Reuse, not refuse: how packaging can help in the battle for a waste-free future

For several months last year, patrons of a Seattle coffee shop called Tailwind Cafe had the option of ordering their americanos and lattes in a returnable metal to-go cup. They could borrow one from Tailwind, go on their way and then at some point – perhaps a few hours later, perhaps on another day that week – return it to the shop, which would clean it and refill it for the next person. If the cup wasn’t returned within 14 days, the customer would be charged a $15 deposit, although even that was ultimately refundable if the cup was returned by the end of 45 days.

But the system quickly ran into trouble. It was “overwhelming” trying to explain the return system to every interested customer, said Tailwind’s head chef, Kayla Tekautz. Many were hesitant to participate after learning that they could only return the cups to Tailwind or the other drop-off location, six miles away. Plus, Tailwind’s QR code reader kept malfunctioning, requiring repeated visits from a mechanic. At the end of last summer, Tailwind quietly ended the scheme. “It just didn’t work,” Tekautz said.

 

In an effort to reduce consumption of single-use plastic, the city of Seattle has spent the past several years encouraging local businesses to offer reusable cups, dishes, utensils and packaging. Concertgoers at the Paramount theatre and attenders of the Northwest Folklife festival, for example, can now order their drinks in reusable polypropylene cups. Since 2022, students at the University of Washington have been able to check out bright green reusable food containers from a company called Ozzi.

These schemes are helping Seattle avoid single-use plastic and move towards a “waste-free future,” according to the city’s reuse website. It’s a target that is being pursued by many American cities, and at the global level too. Disposable plastic foodware and packaging, which accounts for nearly 40% of all plastic production, can only be phased out if there are robust, efficient reuse systems to replace them.

 

But some businesses, like Tailwind, have struggled to get reusable containers off the ground, often because of the small scale and disconnected nature of reuse schemes. Instead of pooling resources and employing just one or two large cleaning and logistics services, businesses have to choose between several competing initiatives – or in some cases have created and run their own programmes. The result is a slew of incompatible containers.

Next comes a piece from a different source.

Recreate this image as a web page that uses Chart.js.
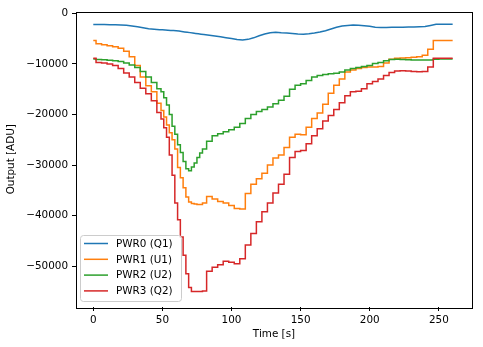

Having so many companies creating their own designs and logistics can be expensive, causing them to miss out on economies of scale that could make reuse more affordable and easily adoptable. According to Ashima Sukhdev, a policy adviser for the city of Seattle, she should be able to “pick up a coffee from my local cafe and then drop it off in the lobby of my office building. Or drop it off at the library, or at a bus stop.”

 

But what Sukhdev is describing would represent a highly unusual level of coordination across company lines and require big changes from consumers, who have been trained for 70 years to expect disposability in just about every aspect of daily life.

 

According to a recent report from the Ellen MacArthur Foundation (EMF), a nonprofit organisation that advocates for a “circular economy” that conserves resources, even companies that have pledged to dramatically scale down their use of plastics have only replaced 2% or less of their single-use containers with reusables. “To realise the full benefits of return systems, a fundamentally new approach is required,” the authors concluded.